[1] |
FRANS MASEREEL — world famous now for his personal woodcut style in novel form — also penned these documentary sketches of Belgian World War I refugees, published in the book La Grande Guerre par les artistes (1914-15), a book with war art by many more artists.
[2] Masereel, La Grande Guerre par les artistes, 1914-15 |
[3] |
“When I think
back to that extraordinary period, it strikes me that Masereel was
really the only man who day by day did something sensible, something
good and to be thankful for.” — Herman Hesse on WWI
[4] |
[5] |
“I don’t at all see what is political about [my work]. Politics is a matter of factions — in Italian, combinazione, which
is a lot prettier. But there are no ‘factions’ in my work. There is, I
believe, great sincerity. It is a direct enough matter, consequently,
which is not at all political. On the contrary, it is humanist.” — Frans Masereel
♦
FRANS MASEREEL’s full name was Frans Laurent Wilhelmina Adolf Lodewijk Masereel (31 July 1889, Blankenberge, Belgium - 3 January 1972, Avignon, France). As a Belgian Dutch-speaking Belgian, Masereel was raised in Blankenberge and Ghent in the province of East Flanders. He was the son of a textile manufacturer who struck it rich, but his father already died at 47 when he was 5. Frans grew up in wealthy circumstances with a second father who liberated his mind. He learned French and German and began studying art.

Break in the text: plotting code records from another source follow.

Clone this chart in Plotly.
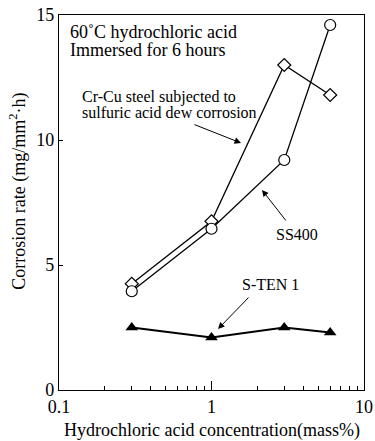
import math
import plotly.graph_objects as go

conc = [0.3, 1, 3, 6]
ss400 = [3.95, 6.45, 9.2, 14.6]
crcu = [4.25, 6.75, 13.0, 11.8]
sten = [2.5, 2.1, 2.5, 2.3]

FONT = "Liberation Serif"
fig = go.Figure()
fig.add_trace(go.Scatter(x=conc, y=crcu, mode="lines+markers",
                         line=dict(color="black", width=1.3),
                         marker=dict(symbol="diamond", size=10, color="white",
                                     line=dict(color="black", width=1.2))))
fig.add_trace(go.Scatter(x=conc, y=ss400, mode="lines+markers",
                         line=dict(color="black", width=1.3),
                         marker=dict(symbol="circle", size=11, color="white",
                                     line=dict(color="black", width=1.2))))
fig.add_trace(go.Scatter(x=conc, y=sten, mode="lines+markers",
                         line=dict(color="black", width=2),
                         marker=dict(symbol="triangle-up", size=11, color="black")))

minor = [0.2, 0.3, 0.4, 0.5, 0.6, 0.7, 0.8, 0.9, 2, 3, 4, 5, 6, 7, 8, 9]
fig.update_xaxes(type="log", range=[-1, 1], tickvals=[0.1, 1, 10], ticktext=["0.1", "1", "10"],
                 ticks="inside", ticklen=9, tickwidth=1, tickcolor="black",
                 minor=dict(tickvals=minor, ticks="inside", ticklen=4, tickwidth=1, tickcolor="black"),
                 showline=True, mirror=True, linecolor="black", linewidth=1.3,
                 showgrid=False, zeroline=False, automargin=False,
                 tickfont=dict(family=FONT, size=18, color="black"))
fig.update_yaxes(range=[0, 15], tickvals=[0, 5, 10, 15], ticks="inside", ticklen=4,
                 tickwidth=1, tickcolor="black",
                 showline=True, mirror=True, linecolor="black", linewidth=1.3,
                 showgrid=False, zeroline=False, automargin=False,
                 tickfont=dict(family=FONT, size=18, color="black"))

def L(v):
    return math.log10(v)

ann = []
def txt(t, x, y, size, xanchor="left", angle=0):
    ann.append(dict(text=t, x=x, y=y, xref="paper", yref="paper", showarrow=False,
                    xanchor=xanchor, yanchor="middle", textangle=angle,
                    font=dict(family=FONT, size=size, color="black")))

txt("60˚C hydrochloric acid", 0.0295, 0.955, 18)
txt("Immersed for 6 hours", 0.0295, 0.906, 18)
txt("Cr-Cu steel subjected to", 0.0689, 0.781, 16)
txt("sulfuric acid dew corrosion", 0.0689, 0.741, 16)
txt("SS400", 0.779, 0.415, 16, "center")
txt("S-TEN 1", 0.692, 0.281, 16, "center")
txt("Hydrochloric acid concentration(mass%)", 0.5, -0.109, 18, "center")
txt("Corrosion rate (mg/mm<sup>2</sup>·h)", -0.134, 0.529, 18, "center", -90)

arrows = [((1.561, 9.88), (0.756, 10.64)),
          ((2.144, 8.0), (3.127, 6.72)),
          ((1.103, 2.44), (1.789, 3.76))]
for (hx, hy), (tx, ty) in arrows:
    ann.append(dict(text="", x=L(hx), y=hy, ax=L(tx), ay=ty, xref="x", yref="y",
                    axref="x", ayref="y", showarrow=True, arrowhead=2, arrowsize=1.3,
                    arrowwidth=1, arrowcolor="black"))

fig.update_layout(width=375, height=441, margin=dict(l=59, r=11, t=15, b=51),
                  paper_bgcolor="white", plot_bgcolor="white", showlegend=False,
                  annotations=ann, font=dict(family=FONT, color="black"))
fig.write_html("out.html")
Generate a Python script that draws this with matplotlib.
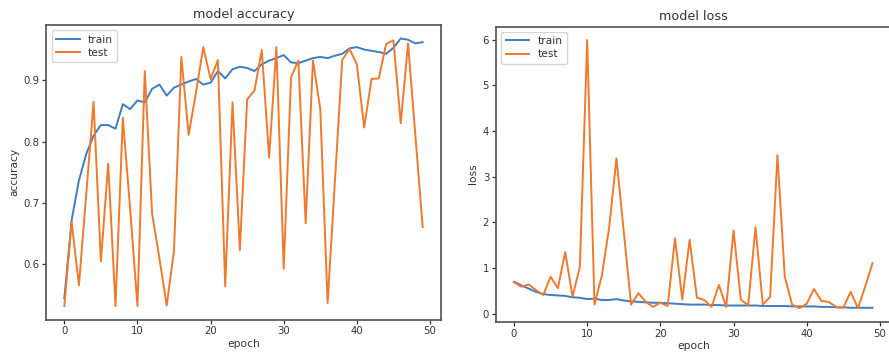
import matplotlib
matplotlib.use('Agg')
import matplotlib.pyplot as plt
import numpy as np

# training history
epochs = np.arange(50)

train_acc = [0.545, 0.672, 0.737, 0.780, 0.810, 0.827, 0.827, 0.821, 0.861, 0.853,
             0.867, 0.864, 0.886, 0.893, 0.875, 0.888, 0.893, 0.898, 0.902, 0.893,
             0.896, 0.915, 0.903, 0.918, 0.922, 0.920, 0.915, 0.926, 0.932, 0.936,
             0.941, 0.929, 0.928, 0.932, 0.936, 0.938, 0.936, 0.940, 0.943, 0.952,
             0.954, 0.950, 0.948, 0.946, 0.943, 0.953, 0.968, 0.966, 0.960, 0.962]
test_acc = [0.532, 0.669, 0.566, 0.715, 0.865, 0.605, 0.764, 0.532, 0.839, 0.690,
            0.532, 0.915, 0.683, 0.610, 0.533, 0.623, 0.938, 0.811, 0.880, 0.954,
            0.902, 0.933, 0.564, 0.864, 0.623, 0.869, 0.883, 0.949, 0.774, 0.954,
            0.593, 0.905, 0.932, 0.667, 0.932, 0.853, 0.537, 0.735, 0.933, 0.951,
            0.926, 0.823, 0.902, 0.903, 0.959, 0.965, 0.830, 0.960, 0.810, 0.661]

train_loss = [0.70, 0.62, 0.55, 0.48, 0.43, 0.41, 0.40, 0.39, 0.36, 0.35,
              0.32, 0.33, 0.30, 0.30, 0.32, 0.29, 0.27, 0.26, 0.25, 0.24,
              0.24, 0.23, 0.22, 0.21, 0.20, 0.20, 0.20, 0.19, 0.19, 0.18,
              0.18, 0.18, 0.18, 0.18, 0.17, 0.17, 0.17, 0.17, 0.16, 0.16,
              0.16, 0.16, 0.15, 0.15, 0.14, 0.14, 0.13, 0.13, 0.13, 0.13]
test_loss = [0.69, 0.59, 0.64, 0.52, 0.41, 0.81, 0.56, 1.35, 0.37, 1.03,
             5.99, 0.20, 0.83, 1.88, 3.40, 1.80, 0.20, 0.45, 0.26, 0.15,
             0.24, 0.17, 1.65, 0.31, 1.62, 0.35, 0.30, 0.15, 0.63, 0.15,
             1.82, 0.31, 0.18, 1.89, 0.20, 0.37, 3.47, 0.81, 0.20, 0.12,
             0.22, 0.54, 0.28, 0.26, 0.15, 0.13, 0.48, 0.12, 0.60, 1.11]

blue = '#3f7cc4'
orange = '#ef7a2c'
txt = '#333333'

plt.rcParams['font.family'] = 'DejaVu Sans'
plt.rcParams['text.color'] = txt
plt.rcParams['axes.labelcolor'] = txt
plt.rcParams['xtick.color'] = txt
plt.rcParams['ytick.color'] = txt

fig = plt.figure(figsize=(8.89, 3.59), dpi=100)
ax1 = fig.add_axes([0.0522, 0.110, 0.4434, 0.820])
ax2 = fig.add_axes([0.558, 0.104, 0.4437, 0.822])


def style(ax, title, ylabel):
    ax.set_title(title, fontsize=9.2, pad=5)
    ax.set_xlabel('epoch', fontsize=7.7, labelpad=2)
    ax.set_ylabel(ylabel, fontsize=7.7, labelpad=3)
    ax.tick_params(labelsize=7.3, length=3, width=0.9, pad=2)
    for s in ax.spines.values():
        s.set_color('#505050')
        s.set_linewidth(1.2)
    ax.legend(loc='upper left', fontsize=7.7, handlelength=2.2,
              borderpad=0.4, labelspacing=0.3, edgecolor='#cccccc')


ax1.plot(epochs, train_acc, color=blue, lw=1.4, label='train')
ax1.plot(epochs, test_acc, color=orange, lw=1.4, label='test')
ax1.set_yticks([0.6, 0.7, 0.8, 0.9])
style(ax1, 'model accuracy', 'accuracy')

ax2.plot(epochs, train_loss, color=blue, lw=1.4, label='train')
ax2.plot(epochs, test_loss, color=orange, lw=1.4, label='test')
style(ax2, 'model loss', 'loss')

fig.savefig('out.png', dpi=100)
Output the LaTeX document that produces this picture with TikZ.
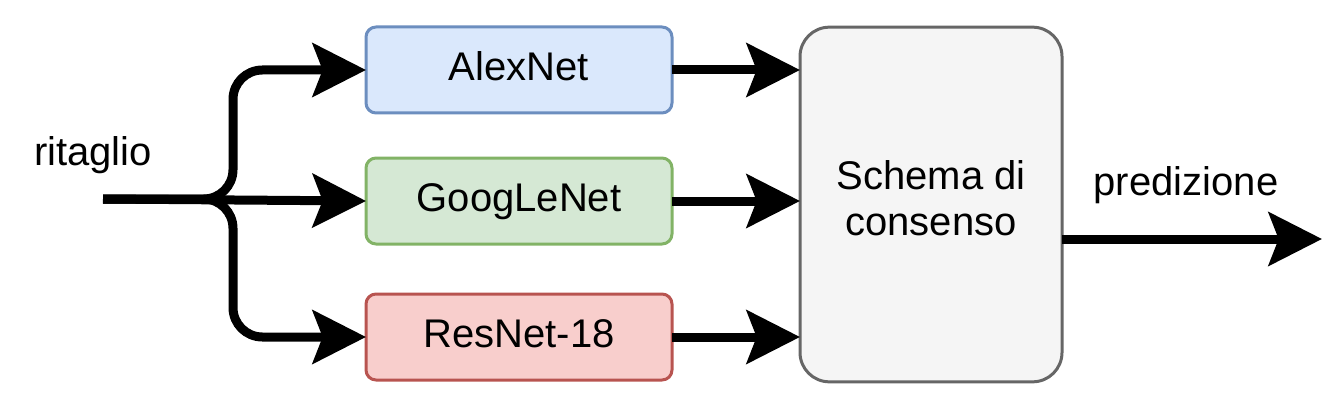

[6] Masereel by himself, 1909 |
“Very early, as soon as I could hold a pencil, I began to draw. I travelled abroad and lived in various countries, in England, Germany, Tunisia, and later in Switzerland. In 1911, after my marriage, I settled in Paris.” — Frans Masereel, Nice, 1965
In 1907 he was advised to leave in his second year at the Academy of Fine Arts in Ghent. “You’ve learned nothing here. Go… Travel.” In 1910 he first took the train to Paris. Living there since 1911 with his wife, he befriended Parisian Henri Guilbeaux, director of L’Assiette au Beurre, in the Fall of 1912, just around the time the satirical weekly was closed down. The drawings Masereel offered L’Assiette au Beurre came too late.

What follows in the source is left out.